▸ The exercise: In the records below, find the line containing "Clone this chart in Chart.js." and the line containing "227.7, 225.6, 218.3];". Give again exactly those lines and every line between them, omitting the pictures.

▸ Stored rows:
* * * * * * *

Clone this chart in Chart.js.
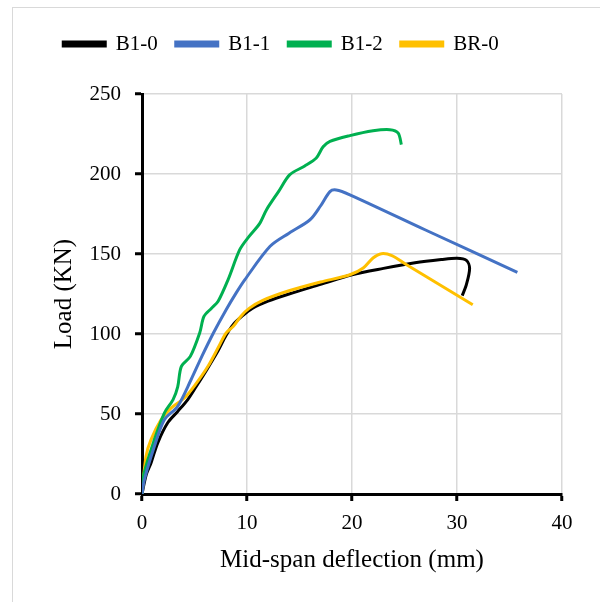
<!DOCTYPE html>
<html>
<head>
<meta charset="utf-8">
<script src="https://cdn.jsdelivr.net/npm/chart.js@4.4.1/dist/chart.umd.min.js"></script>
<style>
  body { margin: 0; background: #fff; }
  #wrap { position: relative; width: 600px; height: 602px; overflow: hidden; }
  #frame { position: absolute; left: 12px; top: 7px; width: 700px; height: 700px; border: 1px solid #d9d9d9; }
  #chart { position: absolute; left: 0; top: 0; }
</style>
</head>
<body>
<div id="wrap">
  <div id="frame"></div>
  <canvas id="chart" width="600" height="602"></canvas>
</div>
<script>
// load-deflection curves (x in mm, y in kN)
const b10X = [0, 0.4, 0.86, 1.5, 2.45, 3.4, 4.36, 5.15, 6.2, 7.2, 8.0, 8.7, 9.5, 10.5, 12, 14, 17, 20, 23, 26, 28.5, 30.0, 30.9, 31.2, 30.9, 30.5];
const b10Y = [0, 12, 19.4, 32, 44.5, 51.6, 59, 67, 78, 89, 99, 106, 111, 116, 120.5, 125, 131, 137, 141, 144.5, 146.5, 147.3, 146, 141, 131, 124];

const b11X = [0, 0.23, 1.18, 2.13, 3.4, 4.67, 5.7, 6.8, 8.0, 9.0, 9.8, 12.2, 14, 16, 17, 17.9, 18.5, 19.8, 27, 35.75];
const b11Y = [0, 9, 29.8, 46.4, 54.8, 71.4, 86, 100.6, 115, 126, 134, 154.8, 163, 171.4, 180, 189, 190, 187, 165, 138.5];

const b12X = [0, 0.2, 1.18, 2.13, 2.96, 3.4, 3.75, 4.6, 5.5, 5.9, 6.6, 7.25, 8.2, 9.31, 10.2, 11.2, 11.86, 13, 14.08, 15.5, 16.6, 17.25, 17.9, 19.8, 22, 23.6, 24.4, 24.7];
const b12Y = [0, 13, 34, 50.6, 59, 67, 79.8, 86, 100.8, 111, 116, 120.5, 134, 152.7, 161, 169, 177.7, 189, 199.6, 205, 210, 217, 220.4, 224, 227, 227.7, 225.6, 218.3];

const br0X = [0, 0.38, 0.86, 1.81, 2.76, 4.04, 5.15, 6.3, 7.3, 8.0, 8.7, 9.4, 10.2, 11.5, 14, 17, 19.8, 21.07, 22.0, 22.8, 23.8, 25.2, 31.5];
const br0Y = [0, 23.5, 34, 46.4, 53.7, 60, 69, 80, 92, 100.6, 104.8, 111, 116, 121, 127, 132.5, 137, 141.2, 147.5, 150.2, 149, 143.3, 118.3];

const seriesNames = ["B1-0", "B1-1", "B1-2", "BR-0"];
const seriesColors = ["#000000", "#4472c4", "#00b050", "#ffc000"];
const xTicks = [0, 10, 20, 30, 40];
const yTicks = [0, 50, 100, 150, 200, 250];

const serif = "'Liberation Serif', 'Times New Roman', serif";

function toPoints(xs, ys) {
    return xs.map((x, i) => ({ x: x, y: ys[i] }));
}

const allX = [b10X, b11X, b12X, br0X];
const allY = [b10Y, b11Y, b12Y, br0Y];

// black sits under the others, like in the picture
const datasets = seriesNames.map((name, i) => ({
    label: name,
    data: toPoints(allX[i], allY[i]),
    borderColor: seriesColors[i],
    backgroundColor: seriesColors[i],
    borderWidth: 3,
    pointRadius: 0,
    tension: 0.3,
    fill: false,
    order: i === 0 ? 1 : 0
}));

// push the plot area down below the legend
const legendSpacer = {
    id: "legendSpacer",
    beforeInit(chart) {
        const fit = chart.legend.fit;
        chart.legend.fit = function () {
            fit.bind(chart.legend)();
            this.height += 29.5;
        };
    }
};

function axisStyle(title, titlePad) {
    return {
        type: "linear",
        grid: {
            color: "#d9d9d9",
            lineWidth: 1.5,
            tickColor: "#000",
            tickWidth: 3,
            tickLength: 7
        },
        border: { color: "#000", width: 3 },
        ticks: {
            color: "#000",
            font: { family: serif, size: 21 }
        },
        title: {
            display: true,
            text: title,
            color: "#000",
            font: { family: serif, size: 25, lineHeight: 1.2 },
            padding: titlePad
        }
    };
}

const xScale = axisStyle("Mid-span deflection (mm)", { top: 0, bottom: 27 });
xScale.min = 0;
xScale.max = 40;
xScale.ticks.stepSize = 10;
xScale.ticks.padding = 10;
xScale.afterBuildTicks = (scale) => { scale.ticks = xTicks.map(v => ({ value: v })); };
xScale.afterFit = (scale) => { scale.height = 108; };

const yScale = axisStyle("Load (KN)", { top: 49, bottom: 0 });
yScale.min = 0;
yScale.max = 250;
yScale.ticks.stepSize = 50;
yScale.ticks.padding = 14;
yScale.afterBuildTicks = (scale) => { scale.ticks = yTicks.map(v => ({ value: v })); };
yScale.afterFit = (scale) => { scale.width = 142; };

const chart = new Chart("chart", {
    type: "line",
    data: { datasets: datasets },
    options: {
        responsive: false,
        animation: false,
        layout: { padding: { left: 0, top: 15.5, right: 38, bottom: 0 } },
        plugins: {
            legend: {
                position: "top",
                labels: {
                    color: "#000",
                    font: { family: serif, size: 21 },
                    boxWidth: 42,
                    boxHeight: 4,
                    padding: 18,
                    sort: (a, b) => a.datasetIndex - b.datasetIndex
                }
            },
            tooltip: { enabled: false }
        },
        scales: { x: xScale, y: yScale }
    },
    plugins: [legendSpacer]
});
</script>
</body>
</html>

* * * * * * *

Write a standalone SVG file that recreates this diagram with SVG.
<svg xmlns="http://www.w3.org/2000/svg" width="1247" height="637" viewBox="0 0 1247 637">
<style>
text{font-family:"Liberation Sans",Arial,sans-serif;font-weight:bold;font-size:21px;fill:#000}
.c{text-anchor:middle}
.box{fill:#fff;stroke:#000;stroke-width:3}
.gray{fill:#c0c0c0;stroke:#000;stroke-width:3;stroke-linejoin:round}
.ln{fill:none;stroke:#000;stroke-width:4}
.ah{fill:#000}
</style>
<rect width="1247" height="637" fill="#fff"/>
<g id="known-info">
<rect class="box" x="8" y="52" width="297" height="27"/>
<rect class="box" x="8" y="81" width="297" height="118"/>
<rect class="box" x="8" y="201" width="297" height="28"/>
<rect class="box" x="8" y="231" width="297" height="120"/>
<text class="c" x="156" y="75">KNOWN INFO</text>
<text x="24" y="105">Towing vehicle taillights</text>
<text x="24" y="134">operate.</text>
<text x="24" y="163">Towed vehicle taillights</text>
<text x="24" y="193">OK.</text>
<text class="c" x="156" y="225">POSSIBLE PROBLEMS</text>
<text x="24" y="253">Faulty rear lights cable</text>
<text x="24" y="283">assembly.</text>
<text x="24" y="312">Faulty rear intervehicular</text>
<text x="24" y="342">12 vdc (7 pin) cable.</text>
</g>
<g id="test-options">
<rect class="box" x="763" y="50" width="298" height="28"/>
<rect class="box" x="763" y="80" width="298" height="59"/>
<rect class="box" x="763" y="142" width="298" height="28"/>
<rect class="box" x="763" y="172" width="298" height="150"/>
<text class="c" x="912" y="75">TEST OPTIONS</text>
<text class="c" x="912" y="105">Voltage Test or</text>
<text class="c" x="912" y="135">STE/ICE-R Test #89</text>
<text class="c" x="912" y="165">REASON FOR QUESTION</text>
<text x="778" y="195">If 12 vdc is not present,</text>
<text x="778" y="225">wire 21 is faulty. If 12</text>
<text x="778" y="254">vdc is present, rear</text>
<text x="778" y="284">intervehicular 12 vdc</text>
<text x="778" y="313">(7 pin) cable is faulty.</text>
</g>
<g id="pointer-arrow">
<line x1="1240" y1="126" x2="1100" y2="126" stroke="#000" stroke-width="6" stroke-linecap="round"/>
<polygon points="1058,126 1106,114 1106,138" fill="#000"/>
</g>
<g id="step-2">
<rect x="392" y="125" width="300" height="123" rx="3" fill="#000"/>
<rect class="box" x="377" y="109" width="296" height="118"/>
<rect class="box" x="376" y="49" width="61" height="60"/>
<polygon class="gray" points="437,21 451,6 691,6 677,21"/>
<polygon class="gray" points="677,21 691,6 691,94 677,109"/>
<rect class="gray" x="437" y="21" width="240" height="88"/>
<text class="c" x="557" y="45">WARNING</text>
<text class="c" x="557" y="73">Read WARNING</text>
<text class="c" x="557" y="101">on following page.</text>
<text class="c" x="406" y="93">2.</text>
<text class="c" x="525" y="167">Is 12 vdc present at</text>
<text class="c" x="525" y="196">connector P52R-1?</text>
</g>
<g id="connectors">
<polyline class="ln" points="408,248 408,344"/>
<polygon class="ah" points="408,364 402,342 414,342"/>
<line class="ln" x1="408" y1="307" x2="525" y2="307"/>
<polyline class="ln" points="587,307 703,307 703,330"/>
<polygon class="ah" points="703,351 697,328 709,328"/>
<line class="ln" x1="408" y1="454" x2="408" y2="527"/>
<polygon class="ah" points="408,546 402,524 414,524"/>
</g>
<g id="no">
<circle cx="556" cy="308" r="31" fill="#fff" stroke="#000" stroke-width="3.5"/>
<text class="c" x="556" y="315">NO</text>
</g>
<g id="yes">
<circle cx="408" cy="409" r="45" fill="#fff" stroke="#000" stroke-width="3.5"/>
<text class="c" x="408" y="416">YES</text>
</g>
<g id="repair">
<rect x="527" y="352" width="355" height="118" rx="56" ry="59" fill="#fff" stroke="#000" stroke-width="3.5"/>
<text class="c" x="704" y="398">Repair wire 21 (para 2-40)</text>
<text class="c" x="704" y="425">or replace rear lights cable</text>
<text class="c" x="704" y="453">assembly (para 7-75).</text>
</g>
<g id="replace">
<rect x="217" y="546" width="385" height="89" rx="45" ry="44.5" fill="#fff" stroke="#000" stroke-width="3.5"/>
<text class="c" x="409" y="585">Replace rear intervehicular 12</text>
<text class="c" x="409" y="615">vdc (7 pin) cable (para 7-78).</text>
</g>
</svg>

* * * * * * *

▸ Completed exercise:
Clone this chart in Chart.js.
<!DOCTYPE html>
<html>
<head>
<meta charset="utf-8">
<script src="https://cdn.jsdelivr.net/npm/chart.js@4.4.1/dist/chart.umd.min.js"></script>
<style>
  body { margin: 0; background: #fff; }
  #wrap { position: relative; width: 600px; height: 602px; overflow: hidden; }
  #frame { position: absolute; left: 12px; top: 7px; width: 700px; height: 700px; border: 1px solid #d9d9d9; }
  #chart { position: absolute; left: 0; top: 0; }
</style>
</head>
<body>
<div id="wrap">
  <div id="frame"></div>
  <canvas id="chart" width="600" height="602"></canvas>
</div>
<script>
// load-deflection curves (x in mm, y in kN)
const b10X = [0, 0.4, 0.86, 1.5, 2.45, 3.4, 4.36, 5.15, 6.2, 7.2, 8.0, 8.7, 9.5, 10.5, 12, 14, 17, 20, 23, 26, 28.5, 30.0, 30.9, 31.2, 30.9, 30.5];
const b10Y = [0, 12, 19.4, 32, 44.5, 51.6, 59, 67, 78, 89, 99, 106, 111, 116, 120.5, 125, 131, 137, 141, 144.5, 146.5, 147.3, 146, 141, 131, 124];

const b11X = [0, 0.23, 1.18, 2.13, 3.4, 4.67, 5.7, 6.8, 8.0, 9.0, 9.8, 12.2, 14, 16, 17, 17.9, 18.5, 19.8, 27, 35.75];
const b11Y = [0, 9, 29.8, 46.4, 54.8, 71.4, 86, 100.6, 115, 126, 134, 154.8, 163, 171.4, 180, 189, 190, 187, 165, 138.5];

const b12X = [0, 0.2, 1.18, 2.13, 2.96, 3.4, 3.75, 4.6, 5.5, 5.9, 6.6, 7.25, 8.2, 9.31, 10.2, 11.2, 11.86, 13, 14.08, 15.5, 16.6, 17.25, 17.9, 19.8, 22, 23.6, 24.4, 24.7];
const b12Y = [0, 13, 34, 50.6, 59, 67, 79.8, 86, 100.8, 111, 116, 120.5, 134, 152.7, 161, 169, 177.7, 189, 199.6, 205, 210, 217, 220.4, 224, 227, 227.7, 225.6, 218.3];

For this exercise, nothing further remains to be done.